Beneath this line sits some data. Return only its lines from the one holding "Output the Python" through the one holding "days = list(range(1, 26))", inclusive, exactly, with the images removed.

|---|

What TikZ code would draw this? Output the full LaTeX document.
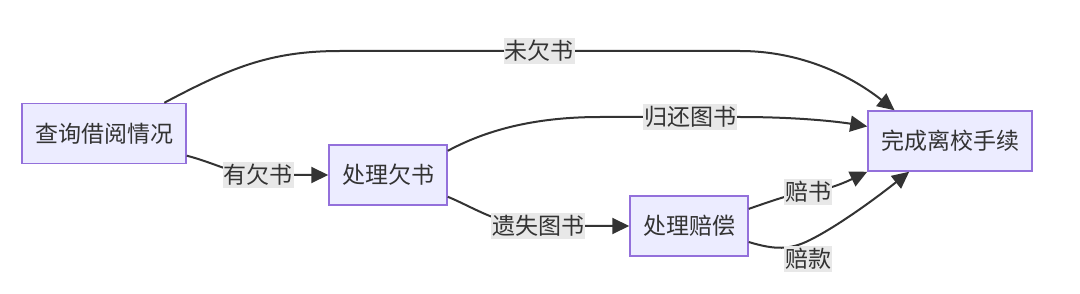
\documentclass[tikz,border=0pt]{standalone}
\usepackage{fontspec}
\newfontfamily\cjk{Noto Sans CJK SC}
\usetikzlibrary{arrows.meta}
\definecolor{boxfill}{HTML}{ECECFF}
\definecolor{boxline}{HTML}{9370DB}
\definecolor{ink}{HTML}{333333}
\definecolor{tagfill}{HTML}{E8E8E8}

\begin{document}
\begin{tikzpicture}[x=1pt,y=-1pt,
  font=\cjk\fontsize{23}{28}\selectfont, text=ink,
  box/.style={draw=boxline,fill=boxfill,line width=1.5pt,minimum height=60pt,inner xsep=13pt},
  tag/.style={fill=tagfill,inner xsep=1pt,inner ysep=2pt},
  edge/.style={draw=ink,line width=2pt,-{Triangle[length=17pt,width=16pt]}}]
  \useasboundingbox (0,0) rectangle (1080,294);
  % ---------------- steps ----------------
  \node[box] (chk)  at (104,133.5) {查询借阅情况};
  \node[box] (owe)  at (388,175)   {处理欠书};
  \node[box] (pay)  at (689,226)   {处理赔偿};
  \node[box] (done) at (950,141)   {完成离校手续};
  % ---------------- label spots ----------------
  \coordinate (tNone) at (539,51);
  \coordinate (tBack) at (690,117);
  \coordinate (tOwe)  at (258,175);
  \coordinate (tLost) at (538,226);
  \coordinate (tBook) at (808,192);
  \coordinate (tCash) at (808,259);
  % ---------------- flows ----------------
  \draw[edge] (chk.27) .. controls (230,68) and (270,51) .. (340,51) -- (tNone)
    -- (740,51) .. controls (800,51) and (850,75) .. (done.151);
  \draw[edge] (owe.22) .. controls (490,128) and (540,117) .. (600,117) -- (tBack)
    -- (740,117) .. controls (800,117) and (840,122) .. (done.170);
  \draw[edge] (chk.-15) .. controls (215,163) and (235,175) .. (tOwe) -- (owe.west);
  \draw[edge] (owe.-20) .. controls (475,208) and (500,226) .. (tLost) -- (pay.west);
  \draw[edge] (pay.16) .. controls (780,198) and (795,193) .. (tBook)
    .. controls (830,190) and (850,180) .. (done.south west);
  \draw[edge] (pay.-15) .. controls (775,250) and (790,250) .. (810,240)
    .. controls (840,225) and (880,195) .. (done.217);
  % ---------------- labels ----------------
  \node[tag] (lNone) at (tNone) {未欠书};
  \node[tag] (lBack) at (tBack) {归还图书};
  \node[tag] (lOwe)  at (tOwe)  {有欠书};
  \node[tag] (lLost) at (tLost) {遗失图书};
  \node[tag] (lBook) at (tBook) {赔书};
  \node[tag] (lCash) at (tCash) {赔款};
\end{tikzpicture}
\end{document}
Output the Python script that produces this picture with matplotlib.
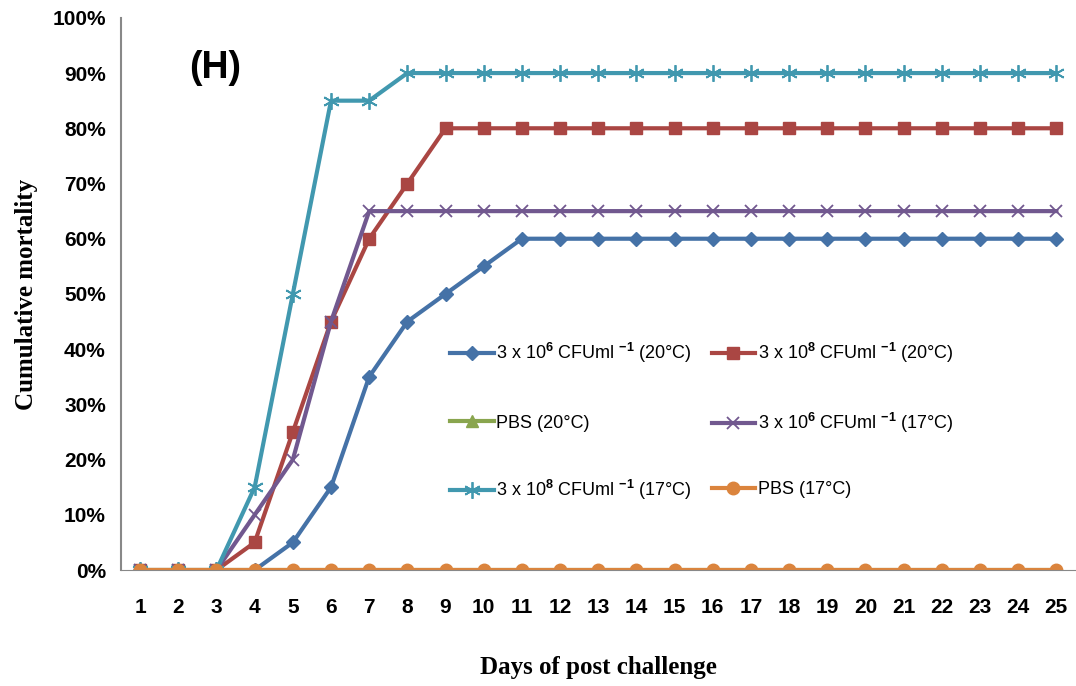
import matplotlib
matplotlib.use("Agg")
import matplotlib.pyplot as plt
from matplotlib.legend import Legend
import numpy as np

# days after challenge
days = list(range(1, 26))

# cumulative mortality (%) per group
blue_20 = [0, 0, 0, 0, 5, 15, 35, 45, 50, 55] + [60] * 15
red_20 = [0, 0, 0, 5, 25, 45, 60, 70] + [80] * 17
pbs_20 = [0] * 25
purple_17 = [0, 0, 0, 10, 20, 45] + [65] * 19
cyan_17 = [0, 0, 0, 15, 50, 85, 85] + [90] * 18
pbs_17 = [0] * 25

labels = [
    r"3 x 10$^{\mathbf{6}}$ CFUml $^{\mathbf{-1}}$ (20°C)",
    r"3 x 10$^{\mathbf{8}}$ CFUml $^{\mathbf{-1}}$ (20°C)",
    "PBS (20°C)",
    r"3 x 10$^{\mathbf{6}}$ CFUml $^{\mathbf{-1}}$ (17°C)",
    r"3 x 10$^{\mathbf{8}}$ CFUml $^{\mathbf{-1}}$ (17°C)",
    "PBS (17°C)",
]

plt.rcParams["font.family"] = ["Liberation Sans", "DejaVu Sans"]
plt.rcParams["mathtext.fontset"] = "custom"
plt.rcParams["mathtext.rm"] = "Liberation Sans"
plt.rcParams["mathtext.bf"] = "Liberation Sans:bold"

fig = plt.figure(figsize=(10.76, 6.86), dpi=100)
ax = fig.add_axes([0.1125, 0.169, 0.887, 0.805])

star = (6, 2, 0)
lines = []
lines += ax.plot(days, blue_20, color="#4572A7", marker="D", ms=7, lw=3)
lines += ax.plot(days, red_20, color="#AA4643", marker="s", ms=9, lw=3)
lines += ax.plot(days, pbs_20, color="#89A54E", marker="^", ms=8, lw=3)
lines += ax.plot(days, purple_17, color="#71588F", marker="x", ms=9, mew=1.3, lw=3)
lines += ax.plot(days, cyan_17, color="#4198AF", marker=star, ms=12, mew=1.3, lw=3)
lines += ax.plot(days, pbs_17, color="#DB843D", marker="o", ms=9, lw=3)

ax.set_xlim(0.5, 25.5)
ax.set_ylim(0, 100)
ax.set_xticks(days)
ax.set_yticks(np.arange(0, 101, 10))
ax.set_yticklabels([f"{v}%" for v in range(0, 101, 10)])
for lab in ax.get_xticklabels() + ax.get_yticklabels():
    lab.set_fontweight("bold")
    lab.set_fontsize(15)
ax.tick_params(axis="y", length=0, pad=11)
ax.tick_params(axis="x", length=0, pad=20)

for s in ["top", "right"]:
    ax.spines[s].set_visible(False)
ax.spines["left"].set_color("#888888")
ax.spines["bottom"].set_color("#888888")
ax.spines["left"].set_linewidth(1.5)

ax.set_xlabel("Days of post challenge", family="Liberation Serif", fontweight="bold",
              fontsize=18, labelpad=28)
ax.set_ylabel("Cumulative mortality", family="Liberation Serif", fontweight="bold",
              fontsize=18, labelpad=10)

ax.text(2.96, 91, "(H)", fontsize=27, fontweight="bold", ha="center", va="center")

# legend laid out row by row, one entry per slot so rows line up
col_x = [0.345, 0.619]
row_y = [0.393, 0.266, 0.145]
for i, (ln, lab) in enumerate(zip(lines, labels)):
    lg = Legend(ax, [ln], [lab], loc="center left",
                bbox_to_anchor=(col_x[i % 2], row_y[i // 2]),
                frameon=False, borderpad=0, borderaxespad=0,
                prop={"size": 13}, handlelength=2.4, handletextpad=0.15)
    ax.add_artist(lg)

fig.savefig("out.png", dpi=100)
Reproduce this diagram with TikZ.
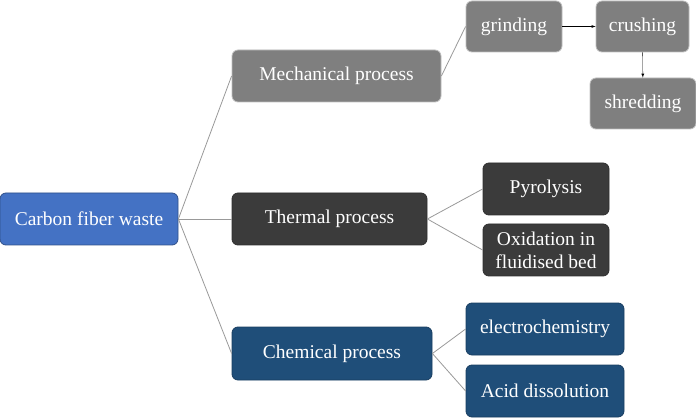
\documentclass[tikz,border=0pt]{standalone}
\usepackage{fontspec}
\setmainfont{Liberation Serif}
\usepackage{tikz}

\definecolor{wasteblue}{HTML}{4472C4}
\definecolor{mechgray}{HTML}{7F7F7F}
\definecolor{thermdark}{HTML}{3B3B3B}
\definecolor{chemblue}{HTML}{1F4E79}

\tikzset{
  box/.style={rounded corners=6pt, text=white, align=center, inner sep=2pt,
    font=\fontsize{19.5}{23}\selectfont, line width=0.8pt},
  link/.style={draw=gray!80, line width=0.8pt},
}

\begin{document}
\begin{tikzpicture}[x=1pt,y=1pt]
        \useasboundingbox (0,0) rectangle (696,418);
        \node [box, fill=wasteblue, draw=wasteblue!70!black, minimum width=178pt, minimum height=52pt] (cfw) at (89,199) {Carbon fiber waste};
        \node [box, fill=mechgray, draw=gray!50, minimum width=209pt, minimum height=52pt] (mech) at (336.5,342) {Mechanical process};
        \node [box, fill=thermdark, draw=thermdark!80!black, minimum width=195pt, minimum height=52pt] (therm) at (329.5,199) {Thermal process};
        \node [box, fill=chemblue, draw=chemblue!80!black, minimum width=200pt, minimum height=53pt] (chem) at (332,64.5) {Chemical process};

        \node [box, fill=mechgray, draw=gray!50, minimum width=96pt, minimum height=51pt] (grind) at (514,391.5) {grinding};
        \node [box, fill=mechgray, draw=gray!50, minimum width=93pt, minimum height=51pt] (crush) at (642.5,391.5) {crushing};
        \node [box, fill=mechgray, draw=gray!50, minimum width=106pt, minimum height=51pt] (shred) at (643,314.5) {shredding};

        \node [box, fill=thermdark, draw=thermdark!80!black, minimum width=126pt, minimum height=52pt] (pyro) at (546,229) {Pyrolysis};
        \node [box, fill=thermdark, draw=thermdark!80!black, minimum width=126pt, minimum height=52pt] (oxid) at (546,168) {Oxidation in\\fluidised bed};

        \node [box, fill=chemblue, draw=chemblue!80!black, minimum width=158pt, minimum height=52pt] (elec) at (545,89) {electrochemistry};
        \node [box, fill=chemblue, draw=chemblue!80!black, minimum width=158pt, minimum height=52pt] (acid) at (545,27) {Acid dissolution};

        \draw [link] (cfw.east) -- (mech.west);
        \draw [link] (cfw.east) -- (therm.west);
        \draw [link] (cfw.east) -- (chem.west);
        \draw [link] (mech.east) -- (grind.west);
        \draw [link] (therm.east) -- (pyro.west);
        \draw [link] (therm.east) -- (oxid.west);
        \draw [link] (chem.east) -- (elec.west);
        \draw [link] (chem.east) -- (acid.west);

        \draw [-latex] (grind) -- (crush);
        \draw [-latex] (crush) -- (shred);
      \end{tikzpicture}
\end{document}
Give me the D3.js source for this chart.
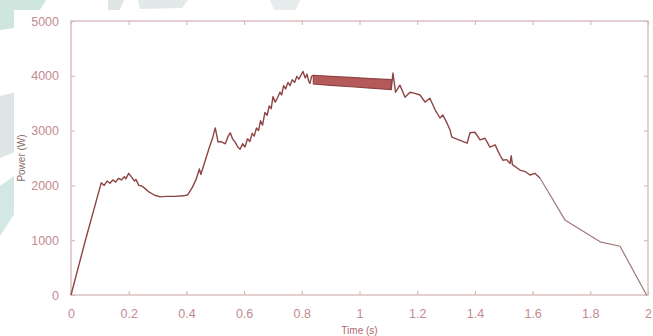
<!DOCTYPE html>
<html>
<head>
<meta charset="utf-8">
<script src="https://cdn.jsdelivr.net/npm/d3@7"></script>
<style>
  html, body { margin: 0; padding: 0; background: #ffffff; }
  svg { display: block; }
  text { font-family: "Liberation Sans", Arial, sans-serif; }
</style>
</head>
<body>
<svg id="chart" width="653" height="336"></svg>
<script>
// Power drawn over one cycle (s, W)
const timeS = [
  0, 0.05, 0.105, 0.115, 0.125, 0.135, 0.145, 0.155, 0.165, 0.175, 0.185, 0.19, 0.2,
  0.21, 0.22, 0.225, 0.235, 0.245, 0.255, 0.27, 0.29, 0.31, 0.33, 0.36, 0.39, 0.405,
  0.42, 0.433, 0.445, 0.45, 0.465, 0.48, 0.49, 0.5, 0.51, 0.52, 0.535, 0.545, 0.552,
  0.56, 0.57, 0.578, 0.586, 0.595, 0.603, 0.612, 0.62, 0.628, 0.635, 0.643, 0.65,
  0.657, 0.664, 0.672, 0.68, 0.687, 0.694, 0.7, 0.708, 0.716, 0.724, 0.73, 0.737,
  0.744, 0.752, 0.759, 0.767, 0.775, 0.783, 0.79, 0.798, 0.804, 0.812, 0.818, 0.824,
  0.828, 0.834, 0.84
];
const powerW = [
  0, 1000, 2050, 2000, 2080, 2040, 2100, 2060, 2130, 2100, 2160, 2120, 2220,
  2150, 2080, 2110, 2000, 1990, 1950, 1880, 1820, 1790, 1800, 1800, 1810, 1830,
  1960, 2100, 2300, 2200, 2450, 2700, 2850, 3050, 2790, 2800, 2760, 2900, 2960,
  2850, 2780, 2700, 2660, 2760, 2700, 2850, 2800, 2950, 2900, 3050, 3000,
  3180, 3100, 3330, 3280, 3450, 3400, 3620, 3520, 3600, 3700, 3650, 3820,
  3760, 3880, 3820, 3930, 3880, 3990, 3940, 4020, 4080, 3960, 4030, 3900,
  3860, 3990, 4010
];

// Fast switching interval: envelope of the oscillation
const bandTime = [0.84, 0.9, 0.97, 1.04, 1.11];
const bandHigh = [4010, 3990, 3970, 3950, 3930];
const bandLow  = [3850, 3825, 3800, 3775, 3750];

// After the switching interval
const timeS2 = [
  1.11, 1.116, 1.125, 1.14, 1.158, 1.175, 1.192, 1.21, 1.227, 1.244, 1.262, 1.279,
  1.289, 1.303, 1.314, 1.32, 1.373, 1.383, 1.4, 1.418, 1.435, 1.452, 1.47, 1.487,
  1.497, 1.51, 1.522, 1.526, 1.53, 1.556, 1.575, 1.591, 1.608, 1.626, 1.712, 1.834,
  1.903, 1.995
];
const powerW2 = [
  3750, 4050, 3700, 3830, 3610, 3700, 3680, 3650, 3520, 3590, 3380, 3230,
  3285, 3140, 3010, 2880, 2770, 2960, 2970, 2830, 2860, 2700, 2740, 2550,
  2460, 2470, 2400, 2540, 2380, 2280, 2250, 2190, 2220, 2130, 1370, 970,
  890, 0
];

const xTicks = [0, 0.2, 0.4, 0.6, 0.8, 1, 1.2, 1.4, 1.6, 1.8, 2];
const yTicks = [0, 1000, 2000, 3000, 4000, 5000];

const svg = d3.select("#chart");
const W = 653, H = 336;
const plot = { left: 71, right: 648, top: 21, bottom: 295 };

// Faint background shapes behind the figure
const bg = svg.append("g");
bg.append("path").attr("d", "M0,0 L46,0 C40,12 30,22 14,28 L0,30 Z").attr("fill", "#cfe6df");
bg.append("path").attr("d", "M108,0 L124,0 L118,14 L108,12 Z").attr("fill", "#dfe5e5");
bg.append("path").attr("d", "M138,0 L188,0 L182,8 L140,9 Z").attr("fill", "#e3e8e8");
bg.append("path").attr("d", "M270,0 L300,0 L296,10 L274,10 Z").attr("fill", "#e6ebeb");
bg.append("path").attr("d", "M0,96 L16,92 L20,150 L0,158 Z").attr("fill", "#dfe5e5");
bg.append("path").attr("d", "M0,186 L22,170 L26,196 L0,236 Z").attr("fill", "#d3e8e4");

// Figure area
svg.append("rect").attr("x", 14).attr("y", 10).attr("width", W - 14).attr("height", H - 10)
  .attr("fill", "#ffffff");

const x = d3.scaleLinear().domain([0, 2]).range([plot.left, plot.right]);
const y = d3.scaleLinear().domain([0, 5000]).range([plot.bottom, plot.top]);

const axisColor = "#d8bcbc";
const labelColor = "#c48a90";

// Box
svg.append("rect")
  .attr("x", plot.left).attr("y", plot.top)
  .attr("width", plot.right - plot.left).attr("height", plot.bottom - plot.top)
  .attr("fill", "none").attr("stroke", axisColor).attr("stroke-width", 1.4);

function styleAxis(g) {
  g.select(".domain").remove();
  g.selectAll(".tick line").attr("stroke", axisColor).attr("stroke-width", 1.2);
  g.selectAll(".tick text").attr("fill", labelColor).attr("font-size", 12.5);
}

svg.append("g").attr("transform", `translate(0,${plot.bottom})`)
  .call(d3.axisBottom(x).tickValues(xTicks).tickSize(-4).tickPadding(14).tickFormat(d3.format("~g")))
  .call(styleAxis);
svg.append("g").attr("transform", `translate(0,${plot.top})`)
  .call(d3.axisTop(x).tickValues(xTicks).tickSize(-4).tickFormat(""))
  .call(styleAxis);
svg.append("g").attr("transform", `translate(${plot.left},0)`)
  .call(d3.axisLeft(y).tickValues(yTicks).tickSize(-4).tickPadding(12).tickFormat(d3.format("d")))
  .call(styleAxis);
svg.append("g").attr("transform", `translate(${plot.right},0)`)
  .call(d3.axisRight(y).tickValues(yTicks).tickSize(-4).tickFormat(""))
  .call(styleAxis);

// Axis titles
svg.append("text").attr("x", (plot.left + plot.right) / 2).attr("y", 334)
  .attr("text-anchor", "middle").attr("font-size", 10).attr("fill", "#b0666c")
  .text("Time (s)");
svg.append("text")
  .attr("transform", `translate(25,${(plot.top + plot.bottom) / 2}) rotate(-90)`)
  .attr("text-anchor", "middle").attr("font-size", 10).attr("fill", "#8c6a6a")
  .text("Power (W)");

const lineColor = "#8f4444";
const line = d3.line().x(d => x(d[0])).y(d => y(d[1]));

svg.append("path")
  .datum(timeS.map((t, i) => [t, powerW[i]]))
  .attr("d", line).attr("fill", "none")
  .attr("stroke", lineColor).attr("stroke-width", 1.4).attr("stroke-linejoin", "round");

const area = d3.area().x(d => x(d.t)).y0(d => y(d.lo)).y1(d => y(d.hi));
svg.append("path")
  .datum(bandTime.map((t, i) => ({ t, hi: bandHigh[i], lo: bandLow[i] })))
  .attr("d", area).attr("fill", "#b55a5a")
  .attr("stroke", lineColor).attr("stroke-width", 1.2);

// Descent: noisy part up to the last jitter, then the smooth tail drawn lighter
const descent = timeS2.map((t, i) => [t, powerW2[i]]);
const tailStart = timeS2.indexOf(1.626);
svg.append("path")
  .datum(descent.slice(0, tailStart + 1))
  .attr("d", line).attr("fill", "none")
  .attr("stroke", lineColor).attr("stroke-width", 1.4).attr("stroke-linejoin", "round");
svg.append("path")
  .datum(descent.slice(tailStart))
  .attr("d", line).attr("fill", "none")
  .attr("stroke", "#a07878").attr("stroke-width", 1.2).attr("stroke-linejoin", "round");
</script>
</body>
</html>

|---|

Output
Output the Python script that produces this picture with matplotlib.
import matplotlib
matplotlib.use("Agg")
import matplotlib.pyplot as plt
from matplotlib.legend import Legend
import numpy as np

# days after challenge
days = list(range(1, 26))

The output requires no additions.